Cela n’a l’air de rien. Ce n’est pas une belle formule-choc. C’est un bafouillage décousu. Et pourtant c’est très clair.

Il était près de minuit, vendredi soir, et l’on peut comprendre que la fatigue de fin de semaine agisse comme un désinhibiteur.

On peut regretter que le propos n’ait pas la puissance de cette belle réplique : « cela [= l’élection de Trump] montre aussi qu’il faut s’interroger quelquefois sur le suffrage universel » (18:38)

 

Ni la perfection formelle du désormais célèbre : « savez-vous ce que je ferais, si j’étais président de la République? Je raserais le château de Versailles, afin que nous n’allions pas là-bas, en pèlerinage, cultiver la grandeur de la France. » Je m’étais prise à rêver d’un monde où ce propos serait considéré comme un « dérapage »… Façon de parler, bien sûr ; car le meilleur des mondes serait bien plutôt celui où la notion de dérapage n’aurait plus cours.

Mais le coup de Versailles était une blague, nous a rassurés M. Aphatie, comme s’il croyait sérieusement, quant à lui, que nous étions inquiets pour le sort du château (le Huffington Post l’a cru aussi), alors que nous sommes assez intelligents pour comprendre que ce journaliste a peu de chances de se retrouver un jour à la tête de L’État. Quoique. Dans un pays où les hommes politiques se mettent à parler comme Cyril Hanouna, tout est possible. Voir Emmanuel Macron en mode « je vous adore mes chéris »:

 

Voici donc la dernière en date (à 12:12):

Je retranscris ici l’extrait intéressant (pour rappel, il est question des soupçons portant sur la nature du travail effectué par des assistants parlementaires du FN) :

J.-M. Aphatie: Mais tout ça on pourrait le dire pendant des heures sur les plateaux de télévision, où vous voulez, il n’y aura pas un bulletin de vote qui bougera. Donc, on peut perdre du temps, enfin, je ne dis pas ça ici hein, mais, je veux dire, en un sens, c’est inutile !
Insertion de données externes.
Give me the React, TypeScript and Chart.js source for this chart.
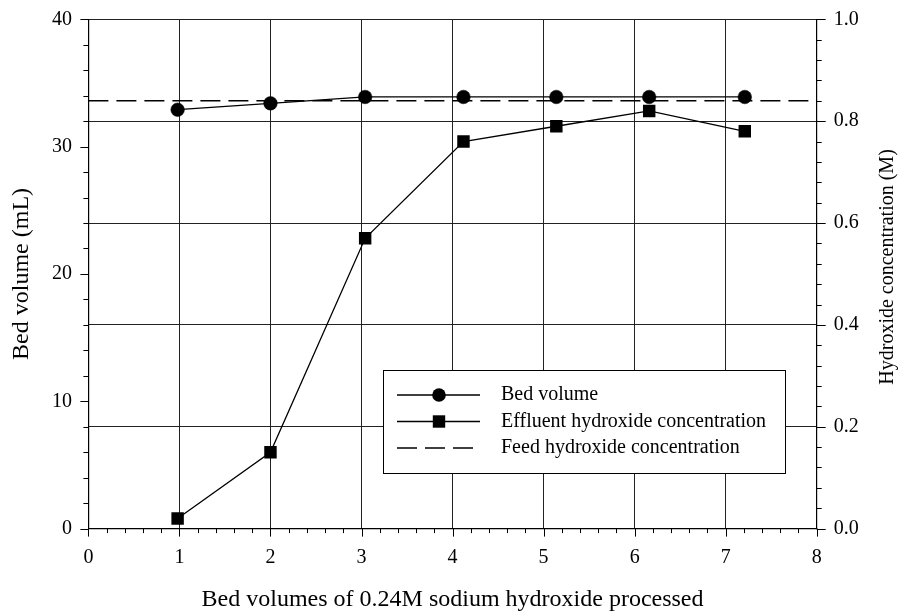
import React, { useEffect, useRef } from 'react';
import { Chart, registerables } from 'chart.js';

Chart.register(...registerables);

// ---- data ----
const xValues = [0.98, 2.0, 3.04, 4.12, 5.14, 6.16, 7.21];
const bedVolume = [32.9, 33.4, 33.9, 33.9, 33.9, 33.9, 33.9];
const effluentConc = [0.02, 0.15, 0.57, 0.76, 0.79, 0.82, 0.78];
const feedX = [0, 8];
const feedConc = [0.84, 0.84];
const legendLabels = ['Bed volume', 'Effluent hydroxide concentration', 'Feed hydroxide concentration'];
const xTitle = 'Bed volumes of 0.24M sodium hydroxide processed';
const yTitle = 'Bed volume (mL)';
const y2Title = 'Hydroxide concentration (M)';

const FONT = '"Liberation Serif", "Times New Roman", serif';

function px(v: number) {
  return Math.round(v) + 0.5;
}

const extrasPlugin = {
  id: 'extras',
  afterDraw(chart: any) {
    const ctx = chart.ctx as CanvasRenderingContext2D;
    const xs = chart.scales.x;
    const ys = chart.scales.y;
    const y2s = chart.scales.y2;
    ctx.save();
    ctx.strokeStyle = '#000';
    ctx.lineWidth = 1;
    ctx.beginPath();
    // x ticks: major 1, minor 0.2
    for (let i = 0; i <= 40; i++) {
      const v = i * 0.2;
      const len = i % 5 === 0 ? 8 : 4.5;
      const p = px(xs.getPixelForValue(v));
      ctx.moveTo(p, xs.top);
      ctx.lineTo(p, xs.top + len);
    }
    // left y ticks: major 10, minor 2
    for (let i = 0; i <= 20; i++) {
      const v = i * 2;
      const len = i % 5 === 0 ? 8 : 5;
      const p = px(ys.getPixelForValue(v));
      ctx.moveTo(ys.right, p);
      ctx.lineTo(ys.right - len, p);
    }
    // right y ticks: major 0.2, minor 0.04
    for (let i = 0; i <= 25; i++) {
      const v = i * 0.04;
      const len = i % 5 === 0 ? 9 : 5;
      const p = px(y2s.getPixelForValue(v));
      ctx.moveTo(y2s.left, p);
      ctx.lineTo(y2s.left + len, p);
    }
    ctx.stroke();

    // right axis title (reads bottom-to-top)
    ctx.save();
    ctx.translate(888, (chart.chartArea.top + chart.chartArea.bottom) / 2 - 7);
    ctx.rotate(-Math.PI / 2);
    ctx.fillStyle = '#000';
    ctx.font = '20px ' + FONT;
    ctx.textAlign = 'center';
    ctx.textBaseline = 'middle';
    ctx.fillText(y2Title, 0, 0);
    ctx.restore();

    // legend box
    const bx = 383, by = 370, bw = 402, bh = 103;
    ctx.fillStyle = '#fff';
    ctx.fillRect(bx, by, bw, bh);
    ctx.strokeStyle = '#000';
    ctx.lineWidth = 1;
    ctx.strokeRect(bx + 0.5, by + 0.5, bw, bh);
    const rows = [395, 421.5, 448];
    const lx0 = 397, lx1 = 480, mx = 439, tx = 501;
    ctx.lineWidth = 1.3;
    // row 1
    ctx.beginPath();
    ctx.moveTo(lx0, rows[0]);
    ctx.lineTo(lx1, rows[0]);
    ctx.stroke();
    ctx.fillStyle = '#000';
    ctx.beginPath();
    ctx.arc(mx, rows[0], 6.8, 0, Math.PI * 2);
    ctx.fill();
    // row 2
    ctx.beginPath();
    ctx.moveTo(lx0, rows[1]);
    ctx.lineTo(lx1, rows[1]);
    ctx.stroke();
    ctx.fillRect(mx - 6.2, rows[1] - 6.2, 12.4, 12.4);
    // row 3
    ctx.setLineDash([20, 8]);
    ctx.beginPath();
    ctx.moveTo(lx0, rows[2]);
    ctx.lineTo(lx0 + 76, rows[2]);
    ctx.stroke();
    ctx.setLineDash([]);
    ctx.font = '20px ' + FONT;
    ctx.textAlign = 'left';
    ctx.textBaseline = 'middle';
    legendLabels.forEach((t, i) => ctx.fillText(t, tx, rows[i]));
    ctx.restore();
  },
};

export default function App() {
  const ref = useRef<HTMLCanvasElement>(null);
  useEffect(() => {
    if (!ref.current) return;
    const chart = new Chart(ref.current, {
      type: 'line',
      data: {
        datasets: [
          {
            label: legendLabels[0],
            data: xValues.map((x, i) => ({ x, y: bedVolume[i] })),
            yAxisID: 'y',
            borderColor: '#000',
            backgroundColor: '#000',
            borderWidth: 1.3,
            pointStyle: 'circle',
            pointRadius: 6.8,
            pointBorderWidth: 0.5,
            tension: 0,
          },
          {
            label: legendLabels[1],
            data: xValues.map((x, i) => ({ x, y: effluentConc[i] })),
            yAxisID: 'y2',
            borderColor: '#000',
            backgroundColor: '#000',
            borderWidth: 1.3,
            pointStyle: 'rect',
            pointRadius: 8.8,
            pointBorderWidth: 0,
            tension: 0,
          },
          {
            label: legendLabels[2],
            data: feedX.map((x, i) => ({ x, y: feedConc[i] })),
            yAxisID: 'y2',
            borderColor: '#000',
            borderWidth: 1.5,
            borderDash: [20, 8],
            pointRadius: 0,
            tension: 0,
          },
        ],
      },
      options: {
        animation: false,
        responsive: false,
        devicePixelRatio: 1,
        layout: { padding: { top: 19.3, left: 0, right: 0, bottom: 0 } },
        plugins: {
          legend: { display: false },
          tooltip: { enabled: false },
        },
        scales: {
          x: {
            type: 'linear',
            min: 0,
            max: 8,
            ticks: { stepSize: 1, color: '#000', font: { family: FONT, size: 20 }, padding: 17 },
            grid: { drawTicks: false, color: '#222', lineWidth: 1 },
            border: { color: '#000', width: 1.2 },
            title: {
              display: true,
              text: xTitle,
              color: '#000',
              font: { family: FONT, size: 24, lineHeight: 1 },
              padding: { top: 0, bottom: 0 },
            },
            afterFit: (s: any) => {
              s.height = 83.4;
              s.paddingLeft = 0;
              s.paddingRight = 0;
            },
          },
          y: {
            type: 'linear',
            position: 'left',
            min: 0,
            max: 40,
            ticks: { stepSize: 10, color: '#000', font: { family: FONT, size: 20 }, padding: 16.5 },
            grid: { display: false, drawTicks: false },
            border: { color: '#000', width: 1.2 },
            title: {
              display: true,
              text: yTitle,
              color: '#000',
              font: { family: FONT, size: 24, lineHeight: 1 },
              padding: { top: 10, bottom: 0 },
            },
            afterFit: (s: any) => {
              s.width = 88.4;
              s.paddingTop = 0;
              s.paddingBottom = 0;
            },
          },
          y2: {
            type: 'linear',
            position: 'right',
            min: 0,
            max: 1,
            ticks: {
              stepSize: 0.2,
              color: '#000',
              font: { family: FONT, size: 20 },
              padding: 17,
              callback: (v: any) => Number(v).toFixed(1),
            },
            grid: { drawTicks: false, color: '#222', lineWidth: 1 },
            border: { color: '#000', width: 1.2 },
            afterFit: (s: any) => {
              s.width = 82.3;
              s.paddingTop = 0;
              s.paddingBottom = 0;
            },
          },
        },
      },
      plugins: [extrasPlugin],
    });
    return () => chart.destroy();
  }, []);
  return (
    <div style={{ position: 'fixed', left: 0, top: 0, width: 899, height: 612, background: '#fff' }}>
      <canvas ref={ref} width={899} height={612} style={{ display: 'block' }} />
    </div>
  );
}
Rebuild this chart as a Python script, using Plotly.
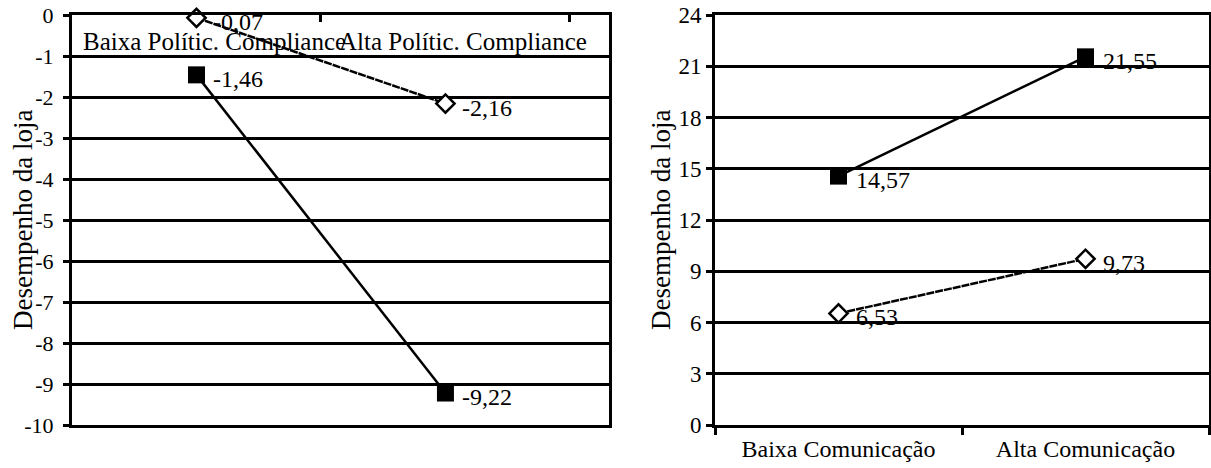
import plotly.graph_objects as go

# ---------------- data ----------------
left_categories = ["Baixa Polític. Compliance", "Alta Polític. Compliance"]
left_square = [-1.46, -9.22]
left_square_labels = ["-1,46", "-9,22"]
left_diamond = [-0.07, -2.16]
left_diamond_labels = ["-0,07", "-2,16"]
left_yticks = [0, -1, -2, -3, -4, -5, -6, -7, -8, -9, -10]
left_yticktext = ["0", "-1", "-2", "-3", "-4", "-5", "-6", "-7", "-8", "-9", "-10"]

right_categories = ["Baixa Comunicação", "Alta Comunicação"]
right_square = [14.57, 21.55]
right_square_labels = ["14,57", "21,55"]
right_diamond = [6.53, 9.73]
right_diamond_labels = ["6,53", "9,73"]
right_yticks = [0, 3, 6, 9, 12, 15, 18, 21, 24]
right_yticktext = ["0", "3", "6", "9", "12", "15", "18", "21", "24"]

y_title = "Desempenho da loja"

# ---------------- style ----------------
FONT = "Liberation Serif"
W, H = 1211, 468
ML, MR, MT, MB = 72, 2, 15, 43
PW = W - ML - MR
PH = H - MT - MB

fig = go.Figure()


def add_series(xcats, ys, labels, xa, ya, kind):
    if kind == "square":
        marker = dict(symbol="square", size=17, color="black",
                      line=dict(color="black", width=0))
        line = dict(color="black", width=2.5)
    else:
        marker = dict(symbol="diamond", size=14, color="white",
                      line=dict(color="black", width=2.5))
        line = dict(color="black", width=2.5, dash="8px,1px")
    fig.add_trace(go.Scatter(
        x=xcats, y=ys, mode="lines+markers",
        marker=marker, line=line, xaxis=xa, yaxis=ya,
        cliponaxis=False, showlegend=False, hoverinfo="skip"))
    for xc, yv, lab in zip(xcats, ys, labels):
        fig.add_annotation(
            x=xc, y=yv, text=lab, xref=xa, yref=ya,
            xanchor="left", yanchor="middle", xshift=15, yshift=-4,
            showarrow=False,
            font=dict(family=FONT, size=24, color="black"))


add_series(left_categories, left_diamond, left_diamond_labels, "x", "y", "diamond")
add_series(left_categories, left_square, left_square_labels, "x", "y", "square")
add_series(right_categories, right_diamond, right_diamond_labels, "x2", "y2", "diamond")
add_series(right_categories, right_square, right_square_labels, "x2", "y2", "square")

left_dom = [0, (609 - ML) / PW]
right_dom = [(715 - ML) / PW, 1]

yaxis_common = dict(
    showgrid=True, gridcolor="black", gridwidth=3,
    showline=True, linecolor="black", linewidth=3, mirror=True,
    zeroline=False, ticks="outside", ticklen=6, tickwidth=3, tickcolor="black",
    tickmode="array", automargin=False,
)

fig.update_layout(
    width=W, height=H,
    margin=dict(l=ML, r=MR, t=MT, b=MB, autoexpand=False),
    paper_bgcolor="white", plot_bgcolor="white",
    showlegend=False,
    font=dict(family=FONT, color="black"),
    xaxis=dict(
        domain=left_dom, anchor="y", type="category",
        categoryorder="array", categoryarray=left_categories,
        range=[-0.5, 1.657], side="top",
        showline=True, linecolor="black", linewidth=3, mirror=True,
        showgrid=False, zeroline=False,
        ticks="inside", ticklen=7, tickwidth=3, tickcolor="black",
        tickson="boundaries", showticklabels=False, automargin=False,
    ),
    yaxis=dict(domain=[0, 1], anchor="x", range=[-10, 0],
               tickvals=left_yticks, ticktext=left_yticktext,
               ticklabelstandoff=5,
               tickfont=dict(family=FONT, size=22, color="black"),
               **yaxis_common),
    xaxis2=dict(
        domain=right_dom, anchor="y2", type="category",
        categoryorder="array", categoryarray=right_categories,
        range=[-0.5, 1.5],
        showline=True, linecolor="black", linewidth=3, mirror=True,
        showgrid=False, zeroline=False,
        ticks="outside", ticklen=7, tickwidth=3, tickcolor="black",
        tickson="boundaries", automargin=False,
        tickfont=dict(family=FONT, size=24, color="black"),
    ),
    yaxis2=dict(domain=[0, 1], anchor="x2", range=[0, 24],
                tickvals=right_yticks, ticktext=right_yticktext,
                tickfont=dict(family=FONT, size=23, color="black"),
                **yaxis_common),
)

# category labels of the left chart, drawn inside the plot below the top axis
for cat in left_categories:
    fig.add_annotation(x=cat, y=1, xref="x", yref="paper", text=cat,
                       xanchor="center", yanchor="top", yshift=-11, xshift=18,
                       showarrow=False,
                       font=dict(family=FONT, size=25, color="black"))

fig.add_annotation(text=y_title, xref="paper", yref="paper",
                   x=(23 - ML) / PW, y=0.5, textangle=-90,
                   xanchor="center", yanchor="middle", showarrow=False,
                   font=dict(family=FONT, size=27, color="black"))
fig.add_annotation(text=y_title, xref="paper", yref="paper",
                   x=(661 - ML) / PW, y=0.5, textangle=-90,
                   xanchor="center", yanchor="middle", showarrow=False,
                   font=dict(family=FONT, size=27, color="black"))

fig.write_html(
    "out.html",
    config={"displayModeBar": False, "staticPlot": True},
    post_script="document.body.style.margin='0px';"
                "document.body.style.overflow='hidden';"
                "document.documentElement.style.overflow='hidden';",
)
François Gapihan : Non, c’est qu’aux yeux de l’électorat, ça ne fera pas changer, dites-vous, le vote.

 

Pour Aphatie, parler des affaires judiciaires du FN est « une perte de temps », parce que c’est « inutile ». Il accrédite ouvertement l’idée que son discours n’a pas de valeur purement informative ou explicative. S’il juge que ses propos ne peuvent pas « faire bouger un bulletin de vote », il estime qu’il perd son temps. C’est la conception militante du journalisme dans sa version la plus assumée.

Et non, Ingrid ne passe pas son temps à dire du mal de tous les journalistes : c’est très bien ce qu’il fait, François Gapihan ! Il aurait pu laisser passer. Il aurait pu faire comme si la remarque exaspérée de Jean-Michel Aphatie était parfaitement normale. Mais il a bien senti la gêne qu’elle peut susciter. Il reformule (cf. « dites-vous ») le propos d’Aphatie en termes de constat : cela [= traiter de l’affaire Le Pen] ne fera « pas changer le vote ».

La rectification bienvenue du journaliste qui anime le débat transforme donc en l’expression d’une conséquence supposée ce qui était, dans la bouche d’Aphatie, la reconnaissance d’un but, d’un objectif. En l’occurrence, d’un objectif manqué.